Marriage: The Doing and Display of God

The first two messages were meant to support that first reason. I tried to show that marriage is the doing of God and the display of God. That is its glory—it is from him and through him and to him. The purpose of human marriage is temporary. But it points to something eternal, namely, Christ and the church. And when this age is over, it will vanish into the superior reality to which it points.

Jesus said in Matthew 22:30, “In the resurrection they neither marry nor are given in marriage, but are like angels in heaven.” This is why my father, Bill Piper, will not be a bigamist in the resurrection. Both my mother and my step mother have died. My father had a thirty-six-year marriage with my mother and, after her death, a twenty-five-year marriage with my stepmother. But in the resurrection, the shadow gives way to the reality. Marriage is a pointer toward the glory of Christ and the church. But in the resurrection the pointer vanishes into the perfection of that glory.

Marriage: Firmly Based in Grace

Then the point last week was that marriage is based on grace—the vertical experience of grace from Christ through his death on the cross, and then that very grace bent out horizontally from husband to wife and wife to husband. We simply pointed out this general structure of the Christian marriage (and the marriage where only one of the partners is a Christian) from Colossians 2:13-14 and 3:13. Colossians 2:13b-14 tells us how God provided a basis for the forgiveness of our sins: “. . . having forgiven us all our trespasses, by canceling the record of debt that stood against us with its legal demands.
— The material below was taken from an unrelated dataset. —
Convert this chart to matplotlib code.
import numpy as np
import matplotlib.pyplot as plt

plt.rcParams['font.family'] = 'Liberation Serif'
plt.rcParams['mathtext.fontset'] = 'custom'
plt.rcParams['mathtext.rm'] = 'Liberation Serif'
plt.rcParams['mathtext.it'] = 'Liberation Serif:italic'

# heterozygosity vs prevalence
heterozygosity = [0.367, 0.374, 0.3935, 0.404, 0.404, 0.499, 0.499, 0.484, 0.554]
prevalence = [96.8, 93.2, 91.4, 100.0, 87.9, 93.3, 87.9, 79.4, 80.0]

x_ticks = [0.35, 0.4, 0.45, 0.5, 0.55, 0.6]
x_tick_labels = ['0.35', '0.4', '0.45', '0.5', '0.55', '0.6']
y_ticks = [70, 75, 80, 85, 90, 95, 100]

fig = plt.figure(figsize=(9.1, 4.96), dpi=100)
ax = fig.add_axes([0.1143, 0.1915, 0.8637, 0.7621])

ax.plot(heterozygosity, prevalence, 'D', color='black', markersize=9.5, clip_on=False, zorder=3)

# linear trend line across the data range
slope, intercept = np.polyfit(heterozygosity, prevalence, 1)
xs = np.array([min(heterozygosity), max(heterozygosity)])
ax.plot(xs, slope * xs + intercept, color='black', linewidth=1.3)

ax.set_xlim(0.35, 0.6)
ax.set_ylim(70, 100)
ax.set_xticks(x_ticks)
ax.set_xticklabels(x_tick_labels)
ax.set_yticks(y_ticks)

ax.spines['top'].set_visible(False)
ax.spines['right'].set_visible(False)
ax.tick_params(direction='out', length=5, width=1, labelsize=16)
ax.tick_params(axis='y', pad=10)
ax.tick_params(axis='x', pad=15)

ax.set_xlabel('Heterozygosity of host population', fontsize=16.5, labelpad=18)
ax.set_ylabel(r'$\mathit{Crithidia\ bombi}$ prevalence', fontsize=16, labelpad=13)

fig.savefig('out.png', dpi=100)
This he set aside, nailing it to the cross.” The record of debt that mounts up against us because of our sin God set aside by nailing it to the cross—and the point, of course, is not that nails and wood take away sin, but the pierced hands and feet of the Son of God take away sin (see Isaiah 53:5-6).

Grace Bent Outward

Then, having shown us the basis of God’s forgiveness in the cross, Paul says in Colossians 3:13b, “As the Lord has forgiven you, so you also must forgive.” In other words, take the grace and forgiveness and justification that you have received vertically through the death of Christ and bend it out horizontally to others. Specifically, husbands to wives and wives to husbands. I asked the question near the end: Why the emphasis on forgiving and forbearing rather than, say, an emphasis on romance and enjoying each other? I gave three answers:

Because there is going to be conflict based on sin, we need to forgive sin and forbear strangeness, and sometimes you won’t even agree on which is which;

Because the hard, rugged work of forgiving and forbearing is what makes it possible for affections to flourish when they seem to have died;

Because God gets glory when two very different and very imperfect people forge a life of faithfulness in the furnace of affliction by relying on Christ.
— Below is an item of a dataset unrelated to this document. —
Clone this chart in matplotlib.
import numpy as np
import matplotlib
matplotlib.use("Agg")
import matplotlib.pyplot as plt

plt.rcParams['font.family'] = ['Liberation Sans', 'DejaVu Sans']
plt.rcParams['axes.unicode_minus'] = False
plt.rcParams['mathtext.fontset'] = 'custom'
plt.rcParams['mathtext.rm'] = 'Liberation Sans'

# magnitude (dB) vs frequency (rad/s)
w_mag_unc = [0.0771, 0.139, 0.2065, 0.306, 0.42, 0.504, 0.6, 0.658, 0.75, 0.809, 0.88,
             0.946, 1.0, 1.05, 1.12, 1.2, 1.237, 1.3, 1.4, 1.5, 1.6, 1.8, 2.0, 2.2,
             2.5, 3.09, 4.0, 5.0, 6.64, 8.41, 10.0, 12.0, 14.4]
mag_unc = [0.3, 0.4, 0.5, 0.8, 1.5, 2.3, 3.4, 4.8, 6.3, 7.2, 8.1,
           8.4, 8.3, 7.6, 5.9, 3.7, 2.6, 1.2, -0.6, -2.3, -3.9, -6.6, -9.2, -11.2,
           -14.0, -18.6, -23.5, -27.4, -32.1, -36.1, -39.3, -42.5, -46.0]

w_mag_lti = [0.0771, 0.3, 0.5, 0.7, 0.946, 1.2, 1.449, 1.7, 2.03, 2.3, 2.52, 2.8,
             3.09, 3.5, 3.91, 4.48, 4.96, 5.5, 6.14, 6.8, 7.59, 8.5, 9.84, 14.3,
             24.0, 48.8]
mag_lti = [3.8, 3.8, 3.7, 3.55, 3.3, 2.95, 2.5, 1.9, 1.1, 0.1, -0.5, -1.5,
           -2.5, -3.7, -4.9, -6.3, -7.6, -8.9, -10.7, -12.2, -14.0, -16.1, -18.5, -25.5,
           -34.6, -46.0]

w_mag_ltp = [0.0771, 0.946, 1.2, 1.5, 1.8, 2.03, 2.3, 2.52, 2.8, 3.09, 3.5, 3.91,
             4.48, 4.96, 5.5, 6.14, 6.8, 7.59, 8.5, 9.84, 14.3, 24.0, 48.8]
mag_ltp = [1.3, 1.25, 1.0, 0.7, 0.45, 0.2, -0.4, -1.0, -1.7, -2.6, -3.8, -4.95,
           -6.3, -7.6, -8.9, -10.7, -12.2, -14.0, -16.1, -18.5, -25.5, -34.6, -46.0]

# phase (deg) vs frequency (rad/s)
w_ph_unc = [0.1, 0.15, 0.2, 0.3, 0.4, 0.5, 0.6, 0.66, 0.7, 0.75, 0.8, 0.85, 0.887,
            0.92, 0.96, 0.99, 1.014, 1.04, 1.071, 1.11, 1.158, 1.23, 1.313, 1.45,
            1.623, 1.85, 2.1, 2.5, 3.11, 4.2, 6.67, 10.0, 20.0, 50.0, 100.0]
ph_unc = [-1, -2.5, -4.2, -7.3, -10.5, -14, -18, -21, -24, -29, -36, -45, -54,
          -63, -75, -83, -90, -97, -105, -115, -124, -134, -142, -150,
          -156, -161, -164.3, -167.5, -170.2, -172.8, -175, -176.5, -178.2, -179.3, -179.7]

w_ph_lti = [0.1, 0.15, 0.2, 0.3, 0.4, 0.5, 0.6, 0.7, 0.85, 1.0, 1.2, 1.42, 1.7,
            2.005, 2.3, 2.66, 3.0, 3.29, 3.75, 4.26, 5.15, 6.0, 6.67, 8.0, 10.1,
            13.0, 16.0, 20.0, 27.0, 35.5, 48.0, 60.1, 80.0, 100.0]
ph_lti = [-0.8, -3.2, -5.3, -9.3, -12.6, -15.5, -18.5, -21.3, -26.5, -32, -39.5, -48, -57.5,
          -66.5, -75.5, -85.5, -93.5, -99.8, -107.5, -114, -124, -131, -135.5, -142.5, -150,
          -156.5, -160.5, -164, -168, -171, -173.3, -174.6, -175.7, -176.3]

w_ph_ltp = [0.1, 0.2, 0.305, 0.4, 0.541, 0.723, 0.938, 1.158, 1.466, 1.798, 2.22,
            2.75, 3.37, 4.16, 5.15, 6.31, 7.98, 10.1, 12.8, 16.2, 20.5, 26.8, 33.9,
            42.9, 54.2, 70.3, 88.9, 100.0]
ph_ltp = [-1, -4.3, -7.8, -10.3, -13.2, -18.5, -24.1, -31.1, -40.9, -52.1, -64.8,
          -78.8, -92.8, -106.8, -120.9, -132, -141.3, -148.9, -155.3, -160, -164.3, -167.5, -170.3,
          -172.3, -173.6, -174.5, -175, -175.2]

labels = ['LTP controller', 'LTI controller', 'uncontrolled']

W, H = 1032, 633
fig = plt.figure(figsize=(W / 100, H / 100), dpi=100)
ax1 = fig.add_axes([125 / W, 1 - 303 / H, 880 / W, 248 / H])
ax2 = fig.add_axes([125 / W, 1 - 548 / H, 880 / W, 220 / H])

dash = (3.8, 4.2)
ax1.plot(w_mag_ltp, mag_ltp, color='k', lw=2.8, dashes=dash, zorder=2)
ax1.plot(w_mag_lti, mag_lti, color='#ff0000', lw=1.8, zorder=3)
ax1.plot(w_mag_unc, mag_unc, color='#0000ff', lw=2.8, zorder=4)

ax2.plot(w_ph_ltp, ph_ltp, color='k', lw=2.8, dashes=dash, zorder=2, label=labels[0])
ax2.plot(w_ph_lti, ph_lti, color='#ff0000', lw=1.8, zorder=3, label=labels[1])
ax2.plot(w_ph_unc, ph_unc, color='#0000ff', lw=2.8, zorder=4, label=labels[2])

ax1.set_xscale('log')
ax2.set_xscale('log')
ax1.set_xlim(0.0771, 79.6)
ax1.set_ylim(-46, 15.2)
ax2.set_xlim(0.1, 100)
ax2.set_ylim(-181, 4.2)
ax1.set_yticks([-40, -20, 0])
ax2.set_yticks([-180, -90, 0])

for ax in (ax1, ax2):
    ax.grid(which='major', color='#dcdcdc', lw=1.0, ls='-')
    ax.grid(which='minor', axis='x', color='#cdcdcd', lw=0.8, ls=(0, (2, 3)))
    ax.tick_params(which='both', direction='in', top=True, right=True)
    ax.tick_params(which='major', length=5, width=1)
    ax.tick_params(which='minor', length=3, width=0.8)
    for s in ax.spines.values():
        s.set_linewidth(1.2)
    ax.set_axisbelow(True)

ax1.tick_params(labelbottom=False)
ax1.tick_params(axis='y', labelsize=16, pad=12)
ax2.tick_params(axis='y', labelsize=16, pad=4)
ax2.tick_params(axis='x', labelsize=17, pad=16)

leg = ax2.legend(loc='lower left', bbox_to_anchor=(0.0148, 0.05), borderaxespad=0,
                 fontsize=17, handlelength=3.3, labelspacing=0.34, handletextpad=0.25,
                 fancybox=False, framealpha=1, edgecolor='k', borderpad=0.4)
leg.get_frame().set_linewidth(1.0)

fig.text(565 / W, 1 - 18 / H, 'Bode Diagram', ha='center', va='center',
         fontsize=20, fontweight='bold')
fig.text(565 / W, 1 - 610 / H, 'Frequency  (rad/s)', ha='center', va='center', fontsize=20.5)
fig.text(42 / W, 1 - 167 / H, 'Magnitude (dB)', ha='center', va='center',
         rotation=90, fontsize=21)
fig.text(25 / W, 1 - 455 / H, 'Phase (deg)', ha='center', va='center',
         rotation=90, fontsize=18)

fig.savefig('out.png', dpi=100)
Redemptive Separation and Beyond

So today I want to deal more thoroughly with forbearing and forgiving. Let me say at the outset that I am aware—painfully aware—that there are sins that spouses commit against each other that can push forbearance and forgiveness across the line into the assisting of sin, and may warrant a redemptive separation—I choose the words carefully: a redemptive separation. I am thinking of things like assault, adultery, child abuse, drunken rage, addictive gambling or theft or lying that brings the family to ruin. My aim today is not to talk about these—that will come later when I take up the topic of separation and divorce and remarriage. Today I am trying show you a biblical pattern of forbearance and forgiveness that can keep you from reaching the point of separation, and maybe even bring some of you back from the brink—perhaps, even restore some marriages that the world calls “divorced.” And I pray this will also sow seeds in children and single people who may one day be married, so that you will build your marriages on this rock of grace.